*DATASET EXCERPT*:

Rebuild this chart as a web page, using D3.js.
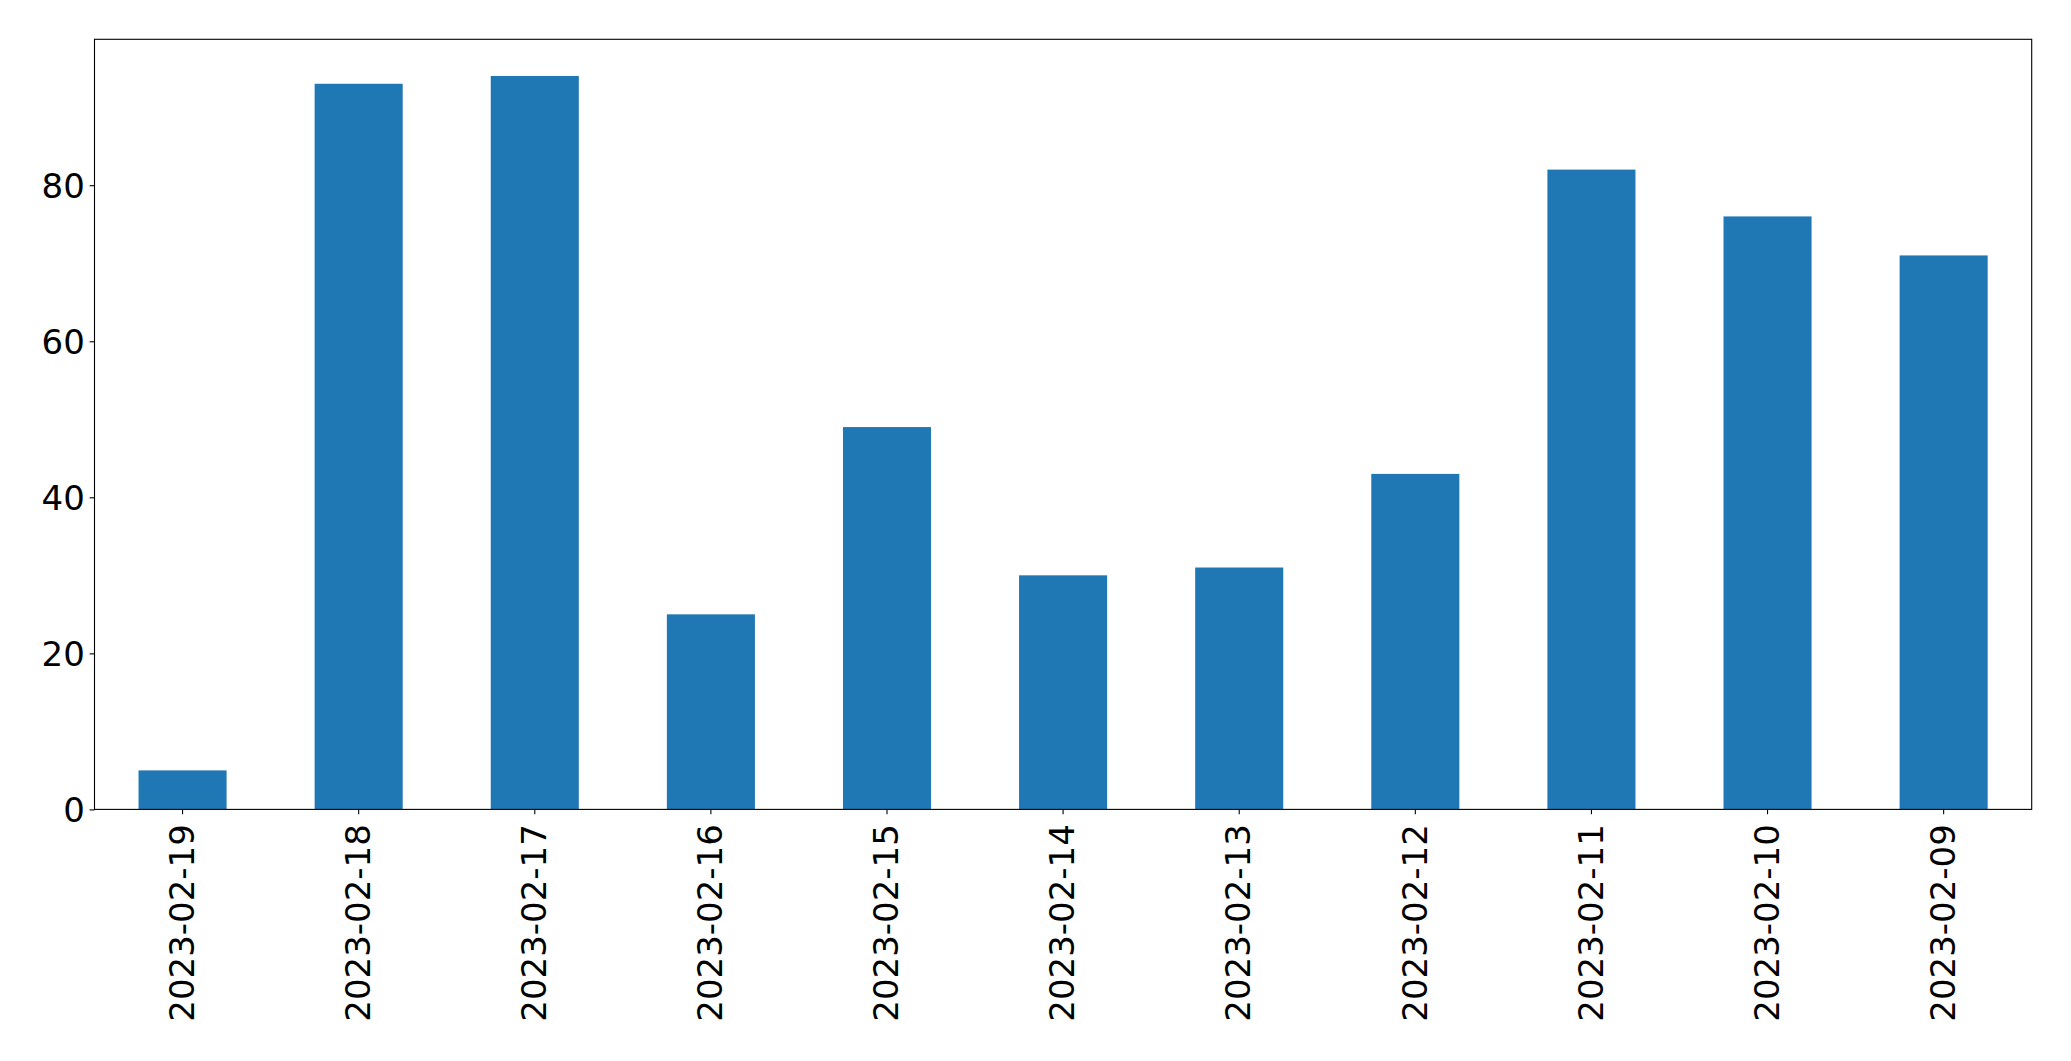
<!DOCTYPE html>
<html><head><meta charset="utf-8">
<script src="https://cdn.jsdelivr.net/npm/d3@7"></script>
<style>html,body{margin:0;padding:0;background:#fff;}svg{display:block;}</style>
</head><body>
<script>
const categories = ["2023-02-19","2023-02-18","2023-02-17","2023-02-16","2023-02-15","2023-02-14","2023-02-13","2023-02-12","2023-02-11","2023-02-10","2023-02-09"];
const values = [5, 93, 94, 25, 49, 30, 31, 43, 82, 76, 71];
const yTicks = [0, 20, 40, 60, 80];

const W = 2071, H = 1061;
const m = {left: 94.5, right: 2071 - 2031.7, top: 39.3, bottom: 1061 - 809.4};
const fs = 34;
const svg = d3.select("body").append("svg").attr("width", W).attr("height", H);
const x = d3.scaleBand().domain(categories).range([m.left, W - m.right]).paddingInner(0.5).paddingOuter(0.25);
const y = d3.scaleLinear().domain([0, d3.max(values) * 1.05]).range([H - m.bottom, m.top]);

svg.append("g").selectAll("rect").data(values).join("rect")
  .attr("x", (d, i) => x(categories[i]))
  .attr("width", x.bandwidth())
  .attr("y", d => y(d))
  .attr("height", d => y(0) - y(d))
  .attr("fill", "#1f77b4");

const tickLen = 4.86, pad = 4.86;
const yAxis = d3.axisLeft(y).tickValues(yTicks).tickSize(tickLen).tickPadding(pad).tickFormat(d3.format("d"));
const gy = svg.append("g").attr("transform", `translate(${m.left},0)`).call(yAxis);
gy.select(".domain").remove();
gy.selectAll("line").attr("stroke", "#000").attr("stroke-width", 1.1);
gy.selectAll("text").attr("font-family", "DejaVu Sans").attr("font-size", fs).attr("fill", "#000").attr("dy", "0.36em");

const xAxis = d3.axisBottom(x).tickSize(tickLen).tickPadding(0);
const gx = svg.append("g").attr("transform", `translate(0,${H - m.bottom})`).call(xAxis);
gx.select(".domain").remove();
gx.selectAll("line").attr("stroke", "#000").attr("stroke-width", 1.1);
gx.selectAll("text")
  .attr("font-family", "DejaVu Sans").attr("font-size", fs).attr("fill", "#000")
  .attr("text-anchor", "end")
  .attr("transform", `translate(0,${tickLen + pad + 5}) rotate(-90)`)
  .attr("x", 0).attr("y", 0).attr("dy", "0.33em");

svg.append("rect")
  .attr("x", m.left).attr("y", m.top)
  .attr("width", W - m.left - m.right).attr("height", H - m.top - m.bottom)
  .attr("fill", "none").attr("stroke", "#000").attr("stroke-width", 1.1);
</script>
</body></html>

*WRITTEN EXERCISE*: Repeat the listing in full and exactly. Do not include any images.

*ANSWER IN FULL*:
Rebuild this chart as a web page, using D3.js.
<!DOCTYPE html>
<html><head><meta charset="utf-8">
<script src="https://cdn.jsdelivr.net/npm/d3@7"></script>
<style>html,body{margin:0;padding:0;background:#fff;}svg{display:block;}</style>
</head><body>
<script>
const categories = ["2023-02-19","2023-02-18","2023-02-17","2023-02-16","2023-02-15","2023-02-14","2023-02-13","2023-02-12","2023-02-11","2023-02-10","2023-02-09"];
const values = [5, 93, 94, 25, 49, 30, 31, 43, 82, 76, 71];
const yTicks = [0, 20, 40, 60, 80];

const W = 2071, H = 1061;
const m = {left: 94.5, right: 2071 - 2031.7, top: 39.3, bottom: 1061 - 809.4};
const fs = 34;
const svg = d3.select("body").append("svg").attr("width", W).attr("height", H);
const x = d3.scaleBand().domain(categories).range([m.left, W - m.right]).paddingInner(0.5).paddingOuter(0.25);
const y = d3.scaleLinear().domain([0, d3.max(values) * 1.05]).range([H - m.bottom, m.top]);

svg.append("g").selectAll("rect").data(values).join("rect")
  .attr("x", (d, i) => x(categories[i]))
  .attr("width", x.bandwidth())
  .attr("y", d => y(d))
  .attr("height", d => y(0) - y(d))
  .attr("fill", "#1f77b4");

const tickLen = 4.86, pad = 4.86;
const yAxis = d3.axisLeft(y).tickValues(yTicks).tickSize(tickLen).tickPadding(pad).tickFormat(d3.format("d"));
const gy = svg.append("g").attr("transform", `translate(${m.left},0)`).call(yAxis);
gy.select(".domain").remove();
gy.selectAll("line").attr("stroke", "#000").attr("stroke-width", 1.1);
gy.selectAll("text").attr("font-family", "DejaVu Sans").attr("font-size", fs).attr("fill", "#000").attr("dy", "0.36em");

const xAxis = d3.axisBottom(x).tickSize(tickLen).tickPadding(0);
const gx = svg.append("g").attr("transform", `translate(0,${H - m.bottom})`).call(xAxis);
gx.select(".domain").remove();
gx.selectAll("line").attr("stroke", "#000").attr("stroke-width", 1.1);
gx.selectAll("text")
  .attr("font-family", "DejaVu Sans").attr("font-size", fs).attr("fill", "#000")
  .attr("text-anchor", "end")
  .attr("transform", `translate(0,${tickLen + pad + 5}) rotate(-90)`)
  .attr("x", 0).attr("y", 0).attr("dy", "0.33em");

svg.append("rect")
  .attr("x", m.left).attr("y", m.top)
  .attr("width", W - m.left - m.right).attr("height", H - m.top - m.bottom)
  .attr("fill", "none").attr("stroke", "#000").attr("stroke-width", 1.1);
</script>
</body></html>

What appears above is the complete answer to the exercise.